Brazilian sitting volleyball player (born 1997)

Luíza Guisso Fiorese (born 13 July 1997) is a Brazilian sitting volleyball player.

==Biography and career==
At the age of 15, Fiorese suffered from osteosarcoma in her left femur, which led her to undergo surgery to replace part of the bones in her leg with an endoprosthesis. As a result of the medical treatment, she had to stop playing handball. In November 2018, one of the players on the Brazilian sitting volleyball team saw her on a television program and contacted her. At that time, Fiorese had already undergone two surgeries and, in March 2019, she accepted the invitation to try out this new sport.

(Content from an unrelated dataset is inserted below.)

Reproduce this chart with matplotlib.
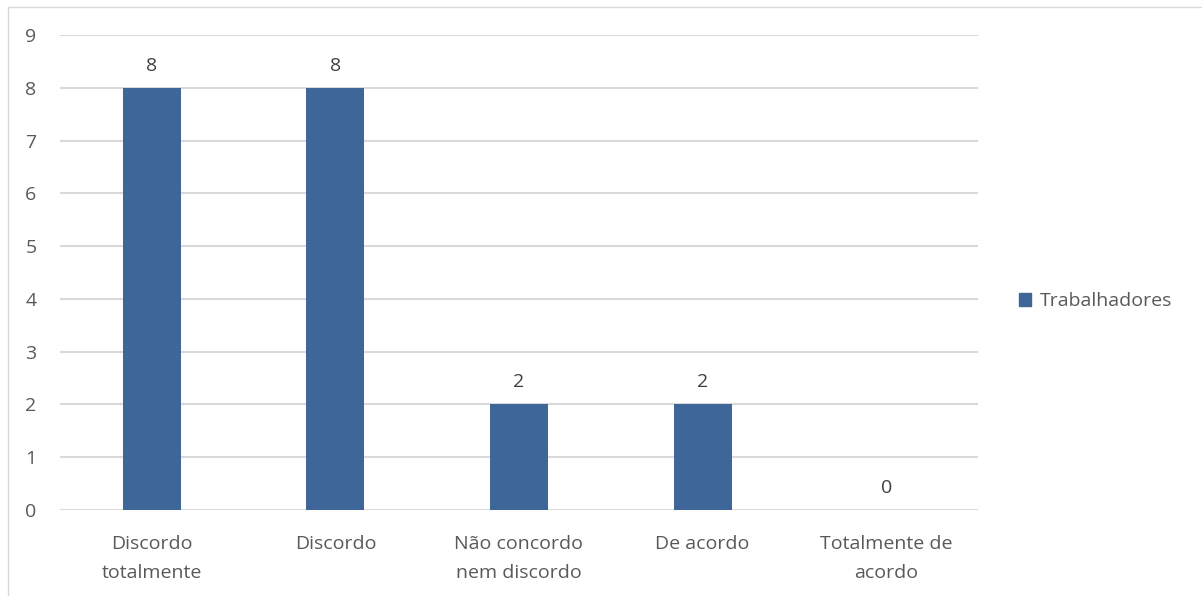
import matplotlib
matplotlib.use("Agg")
import matplotlib.pyplot as plt
from matplotlib.patches import Rectangle, Patch

categories = ["Discordo\ntotalmente", "Discordo", "Não concordo\nnem discordo",
              "De acordo", "Totalmente de\nacordo"]
trabalhadores = [8, 8, 2, 2, 0]
yticks = list(range(0, 10))

plt.rcParams['font.family'] = ['Open Sans', 'DejaVu Sans']
text_color = "#595959"
bar_color = "#3E6699"
grid_color = "#D9D9D9"
fs = 14

fig = plt.figure(figsize=(12.02, 5.96), dpi=100)
ax = fig.add_axes([60 / 1202, 1 - 510 / 596, 918 / 1202, 475 / 596])

# outer chart frame (only left and top edges show)
fig.patches.append(Rectangle((8 / 1202, -0.05), 1.2, 1 - 7 / 596 + 0.05,
                             transform=fig.transFigure, fill=False,
                             edgecolor=grid_color, linewidth=1))

x = range(len(categories))
bars = ax.bar(x, trabalhadores, width=0.316, color=bar_color, zorder=3,
              label="Trabalhadores")
for xi, v in zip(x, trabalhadores):
    ax.text(xi, v + 0.25, str(v), ha="center", va="bottom",
            fontsize=fs, color="#404040")

ax.set_xlim(-0.5, len(categories) - 0.5)
ax.set_ylim(0, 9)
ax.set_yticks(yticks)
ax.set_xticks(list(x))
ax.set_xticklabels(categories, fontsize=fs, color=text_color, linespacing=1.75)
ax.tick_params(axis="y", labelsize=fs, labelcolor=text_color, length=0, pad=17)
ax.tick_params(axis="x", length=0, pad=18)
ax.grid(axis="y", color=grid_color, linewidth=1.5, zorder=0)
for s in ax.spines.values():
    s.set_visible(False)

fig.legend(handles=[Patch(color=bar_color, label="Trabalhadores")],
           loc="center left", bbox_to_anchor=(1003 / 1202, 1 - 301 / 596),
           frameon=False, fontsize=fs, labelcolor=text_color,
           handlelength=0.65, handleheight=0.65, handletextpad=0.45,
           borderpad=0.3)

fig.savefig("out.png", dpi=100)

Fiorese won the bronze medal at the 2020 Summer Paralympics in Tokyo, representing Brazil after defeating the Canadian team 3 sets to 1. In 2022, she was part of the team that won the gold medal at the World Championship, thus guaranteeing a sport at the 2024 Summer Paralympics.

In July 2022, Fiorese participated in the Paraná Sitting Volleyball Championship, held in Curitiba, competing for Círculo Militar do Paraná (CMP), which came in second place. Also on the team was Edwarda Dias, a teammate from the national team that competed in Tokyo.